29 september 2009

David te Gat

Als David herkend wordt door zijn vijanden gedraagt hij zich als een waanzinnige. Kwijlend en krabbend wordt hij bij koning Akis gebracht die hem wegstuurt omdat hij al genoeg krankzinnigen in zijn buurt heeft. Ik vond dat vroeger al een stoer verhaal, hoewel een beetje mysterieus. David, de man die zo op God vertrouwde, vertrouwt hier op list en bedrog om het vege lijf te redden. Moet ik dat nu toejuichen of word ik geacht om een beetje te fronsen; een Godvertrouwer spreekt de waarheid, doet zich niet anders voor en gelooft dat God hem uit penibele situaties redt.
Kom, dacht ik, ik sla er eens enkele commentaren op na van wijze mannen die deze zaak hebben bestudeerd.

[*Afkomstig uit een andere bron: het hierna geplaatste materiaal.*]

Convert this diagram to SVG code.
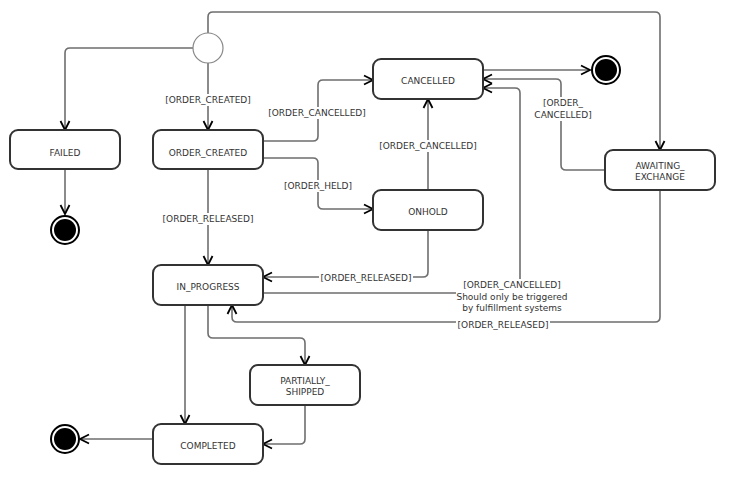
<svg xmlns="http://www.w3.org/2000/svg" width="735" height="484" viewBox="0 0 735 484">
<style>
.box{fill:#fff;stroke:#333;stroke-width:2}
.t{font-family:"DejaVu Sans",sans-serif;font-size:9px;fill:#333;text-anchor:middle;dominant-baseline:central}
.c{fill:none;stroke:#6e6e6e;stroke-width:1.6;marker-end:url(#arr)}
.lb{fill:#fff;stroke:none}
.endo{fill:#fff;stroke:#000;stroke-width:2}
.endi{fill:#000}
</style>
<defs>
<marker id="arr" markerUnits="userSpaceOnUse" markerWidth="12" markerHeight="12" refX="10" refY="5" orient="auto" viewBox="0 0 12 10">
<path d="M1,0.5 L10,5 L1,9.5" fill="none" stroke="#000" stroke-width="1.8"/>
</marker>
</defs>
<rect width="735" height="484" fill="#fff"/>
<g id="connectors">
<path class="c" d="M193,48 H70 Q65,48 65,53 V130"/>
<path class="c" d="M208,63 V130"/>
<path class="c" d="M208,33 V17 Q208,12 213,12 H655 Q660,12 660,17 V150"/>
<path class="c" d="M65,169 V214"/>
<path class="c" d="M263,141 H313 Q318,141 318,136 V85 Q318,80 323,80 H373"/>
<path class="c" d="M263,158 H313 Q318,158 318,163 V204 Q318,209 323,209 H373"/>
<path class="c" d="M208,169 V265"/>
<path class="c" d="M483,70 H590"/>
<path class="c" d="M605,170 H566 Q561,170 561,165 V84 Q561,79 556,79 H483"/>
<path class="c" d="M263,293 H515 Q520,293 520,288 V93 Q520,88 515,88 H483"/>
<path class="c" d="M428,190 V99"/>
<path class="c" d="M428,230 V272 Q428,277 423,277 H263"/>
<path class="c" d="M660,190 V317 Q660,322 655,322 H237 Q232,322 232,317 V305"/>
<path class="c" d="M185,305 V424"/>
<path class="c" d="M208,305 V333 Q208,338 213,338 H300 Q305,338 305,343 V365"/>
<path class="c" d="M305,405 V439 Q305,444 300,444 H263"/>
<path class="c" d="M153,439 H80"/>
</g>
<g id="labels">
<rect class="lb" x="163" y="94" width="90" height="12"/>
<text class="t" x="208" y="100">[ORDER_CREATED]</text>
<rect class="lb" x="266" y="107" width="102" height="12"/>
<text class="t" x="317" y="113">[ORDER_CANCELLED]</text>
<rect class="lb" x="283" y="180" width="70" height="12"/>
<text class="t" x="318" y="186">[ORDER_HELD]</text>
<rect class="lb" x="161" y="213" width="94" height="12"/>
<text class="t" x="208" y="219">[ORDER_RELEASED]</text>
<rect class="lb" x="377" y="140" width="102" height="12"/>
<text class="t" x="428" y="146">[ORDER_CANCELLED]</text>
<rect class="lb" x="534" y="97" width="58" height="24"/>
<text class="t" x="563" y="103">[ORDER_</text>
<text class="t" x="563" y="115">CANCELLED]</text>
<rect class="lb" x="319" y="272" width="94" height="12"/>
<text class="t" x="366" y="278">[ORDER_RELEASED]</text>
<rect class="lb" x="456" y="279" width="112" height="36"/>
<text class="t" x="512" y="285">[ORDER_CANCELLED]</text>
<text class="t" x="512" y="297">Should only be triggered</text>
<text class="t" x="512" y="308">by fulfillment systems</text>
<rect class="lb" x="456" y="319" width="94" height="12"/>
<text class="t" x="503" y="325">[ORDER_RELEASED]</text>
</g>
<g id="initial"><circle cx="208" cy="48" r="15" fill="#fff" stroke="#888" stroke-width="1.2"/></g>
<g id="failed"><rect class="box" x="10" y="130" width="110" height="39" rx="8"/><text class="t" x="65" y="153">FAILED</text></g>
<g id="order_created"><rect class="box" x="153" y="130" width="110" height="39" rx="8"/><text class="t" x="208" y="153">ORDER_CREATED</text></g>
<g id="cancelled"><rect class="box" x="373" y="59" width="110" height="40" rx="8"/><text class="t" x="428" y="81">CANCELLED</text></g>
<g id="onhold"><rect class="box" x="373" y="190" width="110" height="40" rx="8"/><text class="t" x="428" y="212">ONHOLD</text></g>
<g id="awaiting_exchange"><rect class="box" x="605" y="150" width="110" height="40" rx="8"/><text class="t" x="660" y="166">AWAITING_</text><text class="t" x="660" y="177">EXCHANGE</text></g>
<g id="in_progress"><rect class="box" x="153" y="265" width="110" height="40" rx="8"/><text class="t" x="208" y="287">IN_PROGRESS</text></g>
<g id="partially_shipped"><rect class="box" x="250" y="365" width="110" height="40" rx="8"/><text class="t" x="305" y="381">PARTIALLY_</text><text class="t" x="305" y="392">SHIPPED</text></g>
<g id="completed"><rect class="box" x="153" y="424" width="110" height="40" rx="8"/><text class="t" x="208" y="446">COMPLETED</text></g>
<g id="end_failed"><circle class="endo" cx="65" cy="230" r="14"/><circle class="endi" cx="65" cy="230" r="11"/></g>
<g id="end_cancelled"><circle class="endo" cx="606" cy="70" r="14"/><circle class="endi" cx="606" cy="70" r="11"/></g>
<g id="end_completed"><circle class="endo" cx="65" cy="439" r="14"/><circle class="endi" cx="65" cy="439" r="11"/></g>
</svg>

Echter, de commentaren die ik in mijn E-sword programma heb zitten, doen er het zwijgen toe.
Misschien dat David's eigen commentaar helpt. Hij heeft er namelijk een liedje over geschreven. De songtekst vinden we in Psalm 34.
Het komt erop neer dat David zijn vondst om zich als een waanzinnige te gedragen aan God toedicht.
Als je Psalm 34 leest zonder het verhaal in 1 Samuel 21, is het een lied waaruit groot vertrouwen en een verlangen om God groot te maken spreekt. Als je ze naast elkaar legt krijgen we opeens een heel ander beeld. Een beeld waarin het menselijk vernuft en Gods leiding en uitredding samengaan.
Ik denk dat ik van David kan leren dat ons hele leven aan God toebehoort en dat een leven dat aan Hem is toegewijd door Hem wordt geleid. Zelfs vreemd gedrag is dan God geinspireerd gedrag.

Vanavond een seminar voor voorgangers en jeugdleiders over discipelschap en mentoring. Vandaag lekker de tijd om dat uitgebreid voor te bereiden en er iets goed van te maken.